I mentioned this to my wife and she got pretty upset. Was she upset at herself for making a decision on emotional stories she’s heard that have no rooting in statistical facts? Nope. She didn’t want to deal with thinking about the implications of her decision. (Of course we could have said, just stay in Philly and don’t go to SD to lower the odds), but taking that off the table.

I recognize both odds are low, so I drove.

Unfortunately I thought about this for a good 4–5 hours as I drove through new mexico in a blizzard…which My likelihood of death increased a good bit…

A DANGEROUS lesson in optimization

Google maps kept optimizing to get me to Tuscon, it never said the local government keeps shutting down roads due to the blizzard, so find a hotel, instead it gave me smaller and smaller roads to go on, more and more of them were over mountains, where I couldn’t see, and I saw no cars for miles, it was scary.

This is effing New Mexico Ya’ll.

When I do these drives I invite alumni and current peeps to call me just to talk, during this part of the drive I told both Kim Jones and James Corr that I’d call them back after the weather got bad, it took me HOURS to call them back as I had to use every ounce of mental energy to stay focused.

My likelihood of death skyrocketed for that 4–5 hours, I saw cars spin out in front of me and crash (at 15–20 Mph), I couldn’t see, it was hard to drive, my wipers kept freezing, I had no mobile signal, and I didn't know where I was. I couldn’t see any houses, just mailboxes on the road.

The only thing that kept me hopeful was seeing a car coming in the opposite direction every 15–20 minutes. So yeah I probably spiked likelihood of death for sure, as I had to get out of my car multiple times to see where the cliffs dropped off to make sure I wasn’t close to the edge. When I finally got to a place with a traffic light after 3 hours of slooooow driving, I slid through an intersection on ice, luckily the guy coming through saw me unable to completely stop, he saw my tires locking up, luckily I went through the intersection at only about 5 MPH, so I wouldn’t have been taken out, but man that one sucked.

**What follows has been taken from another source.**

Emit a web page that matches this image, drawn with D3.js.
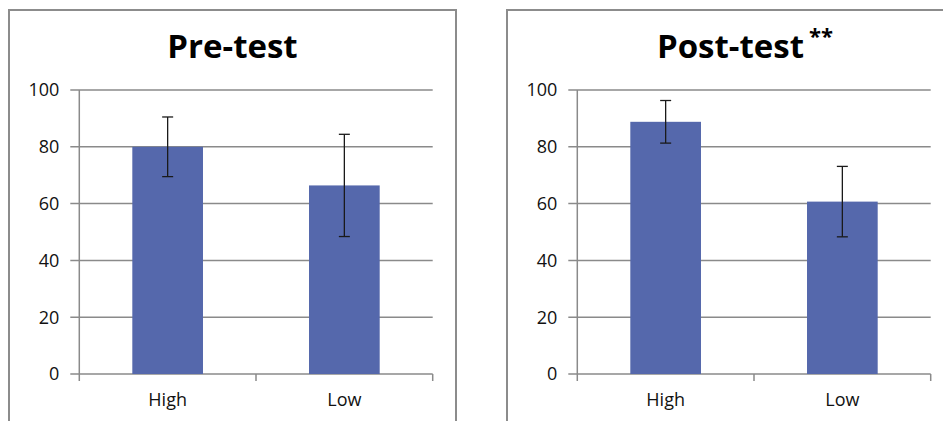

Luckily it all worked out.

A BIG lesson about data & emotions, no one is immune

My wife is a smart woman, 2 undergrad degrees, 2 masters, and a PhD with a background working in data. So I would have thought, making a case with data doesn’t work on the “average” person, but my God, my wife no way. She’s smart gets the data parts.

Boy was I wrong, this goes to show the power of emotions, sensational headlines (“Dog dies in cargo hull”), and a whole lot of other things at play. My wife was saying in theory: if you want to eliminate the likelihood of death, don’t go to San Diego, but if you must you are driving with the dog because it makes me uncomfortable to fly the dog in cargo, even though that means you are more likely to die, which means I lose my partner, who is in the prime of his life, and adds more value to the family than the dog.

As I embark on MORE DATA, I’ve seen this first hand. If my big data pull says we don’t need content, or we don’t need links to win, with data, statistics, etc, and someone at the table had pitched a big link building project or their title is link builder or copywriter, they are highly likely to refute data, with their gut. Why? Because it impacts their perceived self-value to the organization, if someone came in with a bunch of data that might even hint at invalidating how I see my value in the organization, its in my best interests to fight it.

The true test of being data driven is when you value accurate data over data that validates what you want the data to say. That’s what I’m learning. Too often we go in with a desire for what the data is going to tell us, and if it doesn’t tell us that we’ll fight it tooth and nail. Look no further than the Semmelweis effect.

Voting against your best interests

This got me thinking, we make fun of people when they do X thing we don’t understand, vote against their best interests, etc, and educated people like us think things like “dumbasses voting against _______ , this is going to HELP you, why would you want to get rid of it?” yet “those people” are being just as irrational as we are with all of our smarts. I don’t mean to make this political, but I sit in a lot of conversations where people “just don’t understand” how people make their decisions.

I know I used to say that a lot, now I’ll think twice about that, thanks hun.